▶ WHAT THE TASK ASKS
Leave out the pictures and retype only the lines from the opening line to the line that holds "42.7, 43.7, 44.7, 45.7, 46.7, 47.7, 48.7, 49.7]", both ends included.

>> begin

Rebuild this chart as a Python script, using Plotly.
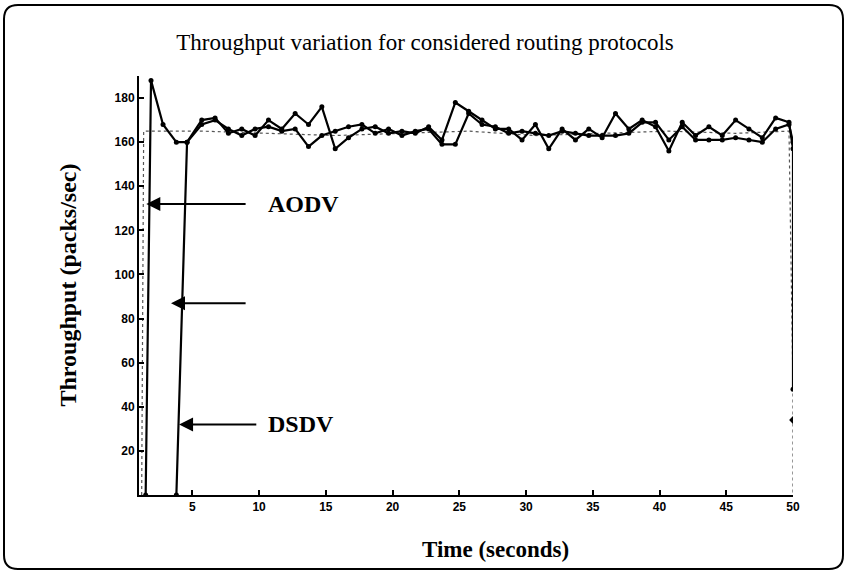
import plotly.graph_objects as go

# time stamps (seconds) of the plotted samples
t_band = [5.7, 6.7, 7.7, 8.7, 9.7, 10.7, 11.7, 12.7, 13.7, 14.7, 15.7, 16.7, 17.7,
          18.7, 19.7, 20.7, 21.7, 22.7, 23.7, 24.7, 25.7, 26.7, 27.7, 28.7, 29.7,
          30.7, 31.7, 32.7, 33.7, 34.7, 35.7, 36.7, 37.7, 38.7, 39.7, 40.7, 41.7,
          42.7, 43.7, 44.7, 45.7, 46.7, 47.7, 48.7, 49.7]

# AODV throughput (packs/sec)
aodv_t = [1.5, 1.9, 2.8, 3.8, 4.6] + t_band + [50.0]
aodv_y = [0, 188, 168, 160, 160,
          168, 170, 166, 163, 166, 167, 165, 166, 158, 163, 165, 167, 168,
          164, 166, 163, 165, 166, 159, 159, 173, 168, 167, 164, 165,
          164, 163, 165, 164, 163, 163, 163, 164, 169, 169, 161, 167,
          161, 161, 161, 162, 161, 160, 166, 168,
          160]

# DSDV throughput (packs/sec)
dsdv_t = [3.8, 4.6] + t_band + [50.0, 50.0]
dsdv_y = [0, 160,
          170, 171, 164, 166, 163, 170, 166, 173, 168, 176, 157, 162, 166,
          167, 164, 165, 164, 167, 161, 178, 174, 170, 166, 166, 161,
          168, 157, 166, 161, 166, 162, 173, 166, 170, 167, 156, 169,
          163, 167, 163, 170, 166, 162, 171, 169,
          157, 48]

# faint dotted trace (third protocol, label lost in the scan)
other_t = [1.2, 1.35, 5.7, 10.7, 15.7, 20.7, 25.7, 30.7, 35.7, 40.7, 45.7, 49.7, 50.0, 50.0, 50.0]
other_y = [0, 165, 165, 164, 163, 164, 165, 163, 164, 165, 164, 165, 48, 34, 0]

x_ticks = [5, 10, 15, 20, 25, 30, 35, 40, 45, 50]
y_ticks = [20, 40, 60, 80, 100, 120, 140, 160, 180]

W, H = 847, 573
L, R, T, B = 139, 54, 76, 78

fig = go.Figure()
fig.add_trace(go.Scatter(x=other_t, y=other_y, mode="lines", name="other",
                         line=dict(color="#555555", width=1.2, dash="dot")))
fig.add_trace(go.Scatter(x=aodv_t, y=aodv_y, mode="lines+markers", name="AODV",
                         line=dict(color="black", width=2.2),
                         marker=dict(color="black", size=5)))
fig.add_trace(go.Scatter(x=dsdv_t, y=dsdv_y, mode="lines+markers", name="DSDV",
                         line=dict(color="black", width=2.2),
                         marker=dict(color="black", size=5)))
fig.add_trace(go.Scatter(x=[50], y=[34], mode="markers", showlegend=False,
                         marker=dict(color="black", size=6, symbol="diamond")))


def px(xp):
    return (xp - L) / (W - L - R)


def py(yp):
    return (H - B - yp) / (H - T - B)


# rounded frame around the whole figure
x0, y0, x1, y1, r = 4, 5, 843, 569, 14
path = (f"M {px(x0 + r)},{py(y0)} L {px(x1 - r)},{py(y0)} "
        f"Q {px(x1)},{py(y0)} {px(x1)},{py(y0 + r)} "
        f"L {px(x1)},{py(y1 - r)} Q {px(x1)},{py(y1)} {px(x1 - r)},{py(y1)} "
        f"L {px(x0 + r)},{py(y1)} Q {px(x0)},{py(y1)} {px(x0)},{py(y1 - r)} "
        f"L {px(x0)},{py(y0 + r)} Q {px(x0)},{py(y0)} {px(x0 + r)},{py(y0)} Z")
fig.add_shape(type="path", path=path, xref="paper", yref="paper",
              line=dict(color="black", width=2))

serif = "Liberation Serif"
arrow = dict(showarrow=True, arrowhead=2, arrowsize=1.4, arrowwidth=2,
             arrowcolor="black", axref="x", ayref="y", text="", standoff=0)
fig.add_annotation(x=1.55, y=132, ax=9.1, ay=132, **arrow)
fig.add_annotation(x=3.4, y=87, ax=9.1, ay=87, **arrow)
fig.add_annotation(x=4.0, y=32, ax=9.9, ay=32, **arrow)

lab = dict(showarrow=False, xanchor="left", font=dict(family=serif, size=24, color="black", weight="bold"))
fig.add_annotation(x=10.5, y=132, text="AODV", **lab)
fig.add_annotation(x=10.5, y=32, text="DSDV", **lab)

fig.add_annotation(x=px(495), y=py(549), xref="paper", yref="paper", showarrow=False,
                   xanchor="center", yanchor="middle",
                   text="Time (seconds)", font=dict(family=serif, size=23, color="black", weight="bold"))
fig.add_annotation(x=px(67), y=0.5, xref="paper", yref="paper", showarrow=False, textangle=-90,
                   xanchor="center", yanchor="middle",
                   text="Throughput (packs/sec)", font=dict(family=serif, size=24, color="black", weight="bold"))

fig.update_layout(
    width=W, height=H,
    margin=dict(l=L, r=R, t=T, b=B),
    paper_bgcolor="white", plot_bgcolor="white",
    showlegend=False,
    title=dict(text="Throughput variation for considered routing protocols",
               x=425 / W, y=1 - 42 / H, xanchor="center", yanchor="middle",
               font=dict(family=serif, size=23, color="black")),
)
axis_common = dict(showgrid=False, zeroline=False, showline=True, linecolor="black", linewidth=2,
                   ticks="inside", ticklen=5, tickwidth=1.5, tickcolor="black",
                   tickfont=dict(family="Liberation Sans", size=12, color="black", weight="bold"))
fig.update_xaxes(range=[1, 50], tickvals=x_ticks, **axis_common)
fig.update_yaxes(range=[0, 190], tickvals=y_ticks, **axis_common)

# page margin off so the 847x573 figure fills the window exactly
fig.write_html("out.html", config={"displayModeBar": False},
               post_script="document.body.style.margin='0';")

>> end

▶ PROBLEM SOLUTION
Rebuild this chart as a Python script, using Plotly.
import plotly.graph_objects as go

# time stamps (seconds) of the plotted samples
t_band = [5.7, 6.7, 7.7, 8.7, 9.7, 10.7, 11.7, 12.7, 13.7, 14.7, 15.7, 16.7, 17.7,
          18.7, 19.7, 20.7, 21.7, 22.7, 23.7, 24.7, 25.7, 26.7, 27.7, 28.7, 29.7,
          30.7, 31.7, 32.7, 33.7, 34.7, 35.7, 36.7, 37.7, 38.7, 39.7, 40.7, 41.7,
          42.7, 43.7, 44.7, 45.7, 46.7, 47.7, 48.7, 49.7]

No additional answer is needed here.